I am not saying this always happens– but I am saying the formula physical-dominance - equals-breeding is far too simplistic to explain what happens within a species, much less in whole ecological systems.
As for another wolf-related species with which we are intimately familiar, Temple Grandin, in her book Animals Make us Human has recently argued the scientific case that those who see dogs in the wild as having dominance hierarchies are decidedly wrong. She undercuts the notion of the “alpha” dog with considerable data. She does not dispute that those dogs living in human homes in contact with multiple other dogs in crowded conditions might express hierarchies as a method of maintaining order. She only insists that such cannot be attributed to the nature of dogs.
In the human arena, psychologist Alfie Kohn has written several books on the importance of altruism and cooperation. His findings are summed up in a popular article called “How to Succeed without even Vying”, in which he tells the story of his search for an experiment that indicated competition improved performance. He couldn’t find any-in spite of the fact that many experimenters set up their work to support the positive effects of competition.
Their results indicated that competition actually hampered performance.
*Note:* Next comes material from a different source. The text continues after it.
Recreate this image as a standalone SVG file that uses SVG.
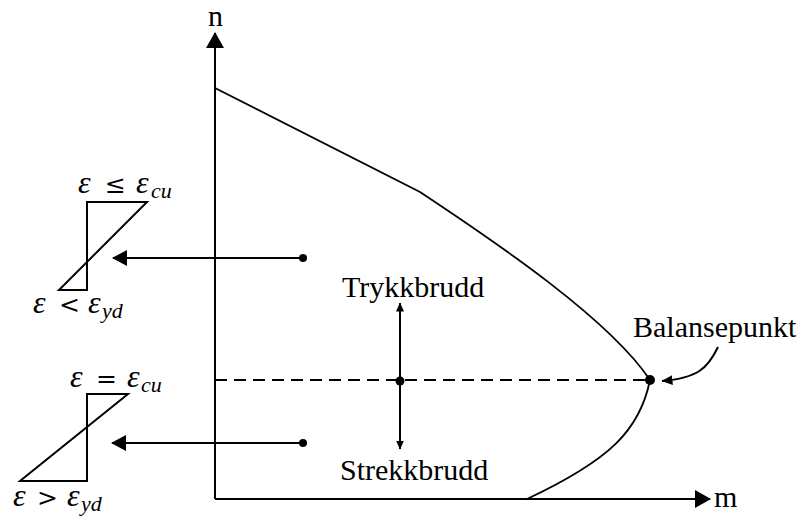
<svg xmlns="http://www.w3.org/2000/svg" width="809" height="517" viewBox="0 0 809 517">
<style>
.ln{fill:none;stroke:#000;stroke-width:2}
.cv{fill:none;stroke:#000;stroke-width:1.8}
.lbl{font-family:"Liberation Serif","Times New Roman",serif;font-size:30px;fill:#000}
.m{font-family:"Liberation Serif","Times New Roman",serif;font-size:32px;fill:#000}
.mi{font-style:italic}
.rel{font-family:"DejaVu Serif","Liberation Serif",serif;font-size:25px}
.sub{font-family:"Liberation Serif","Times New Roman",serif;font-size:22px;font-style:italic;fill:#000}
</style>
<defs>
<marker id="big" markerWidth="16" markerHeight="18" refX="15" refY="9" orient="auto" markerUnits="userSpaceOnUse"><path d="M0,0 L16,9 L0,18 Z" fill="#000"/></marker>
<marker id="mid" markerWidth="15" markerHeight="16" refX="14" refY="8" orient="auto" markerUnits="userSpaceOnUse"><path d="M0,0 L15,8 L0,16 Z" fill="#000"/></marker>
<marker id="sm" markerWidth="9" markerHeight="8" refX="8.5" refY="4" orient="auto" markerUnits="userSpaceOnUse"><path d="M0,0 L9,4 L0,8 Z" fill="#000"/></marker>
<marker id="sm2" markerWidth="11" markerHeight="10" refX="10.5" refY="5" orient="auto" markerUnits="userSpaceOnUse"><path d="M0,0 L11,5 L0,10 Z" fill="#000"/></marker>
</defs>
<g id="axes">
<line class="ln" x1="215" y1="499" x2="215" y2="33" marker-end="url(#big)"/>
<line class="ln" x1="215" y1="499" x2="710" y2="499" marker-end="url(#big)"/>
<text class="lbl" x="208" y="26">n</text>
<text class="lbl" x="714" y="507">m</text>
</g>
<g id="curve">
<path class="cv" d="M215,88 L420,192 C500,245 610,320 650,380 C640,430 610,460 527,499"/>
</g>
<g id="connectors">
<line x1="215" y1="380" x2="650" y2="380" stroke="#000" stroke-width="2" stroke-dasharray="12 7"/>
<line class="ln" x1="400" y1="381" x2="400" y2="303" marker-end="url(#sm)"/>
<line class="ln" x1="400" y1="381" x2="400" y2="449" marker-end="url(#sm)"/>
<line class="ln" x1="303" y1="258" x2="113" y2="258" marker-end="url(#mid)"/>
<line class="ln" x1="303" y1="443" x2="112" y2="443" marker-end="url(#mid)"/>
<path class="ln" d="M718,347 C708,368 698,378 662,381" marker-end="url(#sm2)"/>
</g>
<g id="points">
<circle cx="303" cy="258" r="4"/>
<circle cx="303" cy="443" r="4"/>
<circle cx="400" cy="381" r="4.5"/>
<circle cx="650" cy="380" r="5"/>
</g>
<g id="labels">
<text class="lbl" x="342" y="297">Trykkbrudd</text>
<text class="lbl" x="340" y="480">Strekkbrudd</text>
<text class="lbl" x="633" y="337">Balansepunkt</text>
</g>
<g id="strain-top">
<path class="ln" d="M147,202 L87,202 L87,290 L59,290 Z"/>
<text class="m" y="193"><tspan class="mi" x="78">ε</tspan><tspan class="rel" x="105">≤</tspan><tspan class="mi" x="136">ε</tspan></text>
<text class="sub" x="151" y="198">cu</text>
<text class="m" y="313"><tspan class="mi" x="33">ε</tspan><tspan class="rel" x="59">&lt;</tspan><tspan class="mi" x="88">ε</tspan></text>
<text class="sub" x="102" y="318">yd</text>
</g>
<g id="strain-bottom">
<path class="ln" d="M128,394 L87,394 L87,481 L20,481 Z"/>
<text class="m" y="387"><tspan class="mi" x="70">ε</tspan><tspan class="rel" x="96">=</tspan><tspan class="mi" x="127">ε</tspan></text>
<text class="sub" x="141" y="392">cu</text>
<text class="m" y="506"><tspan class="mi" x="13">ε</tspan><tspan class="rel" x="37">&gt;</tspan><tspan class="mi" x="67">ε</tspan></text>
<text class="sub" x="81" y="511">yd</text>
</g>
</svg>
Kohn speculates that the energy siphoned off in worrying about getting the other guy subtracts from performance, whereas cooperation adds energy to groups endeavors.
Fostering Illness rather than Health
On the basis of their research, geneticists in a recent essay in Science proposed that we define health in the physical body, natural systems, and social systems as cooperation– and illness in those same arenas as competition.
Their research indicates that cells in the healthy mammal body operate on complex cooperative dynamics–but when a sick cell leaves the cooperative cycle– and begins competing with others on an individualistic basis– we get illnesses such as cancer.
The Alternative: Survival of those who fit in
There is an alternative model to competitive or aggressive interpretations of “survival of the fittest” expressed by long-lived societies who perceive human fitness for survival as “fitting into country”, in the words of indigenous Australians who explained this to anthropologist Deborah Rose. Longevity was directly linked to being “rooted to this ground” and acting with care before the “eyes” of the others who share it, as expressed by Chehalis elder Henry Cultee.
The article by Rose cites Tim Flannery’s analysis of the ecological operation of a particular Australian landscape and the resulting conclusion that “species that cooperate in large, complex systems have the best change for continuing life.”
Here is a quote from Rose, summing the knowledge she learned from her Aboriginal teachers: unlike the “theory of survival through competition, an indigenous concept of survival of the fittest denotes…[that] those who are most fit are those who know most about how to fit in… It offers a synergistic account of life in which fitness is a project shared amongst living things, rather than a scare resource to be competed for. And it brings people into country as participants rather than ‘winners’” (p. 120)
Societies who have linked survival with fitting in traditionally managed their landscapes for resilient biodiversity, based on reciprocity and mutual adaptation between humans and nature. Today these societies are in a special position to care for earth’s living systems in the face of stresses induced by industrialization, since modern indigenous peoples currently steward eighty per cent of the world’s biodiversity.
It is a misuse of the theories of a man who cautioned himself “never to use the words ‘higher’ and ‘lower” to perceive evolution as based on dominating hierarchies– especially human-established ones that falsely preach that survivors are those who wipe out and replace other natural lives.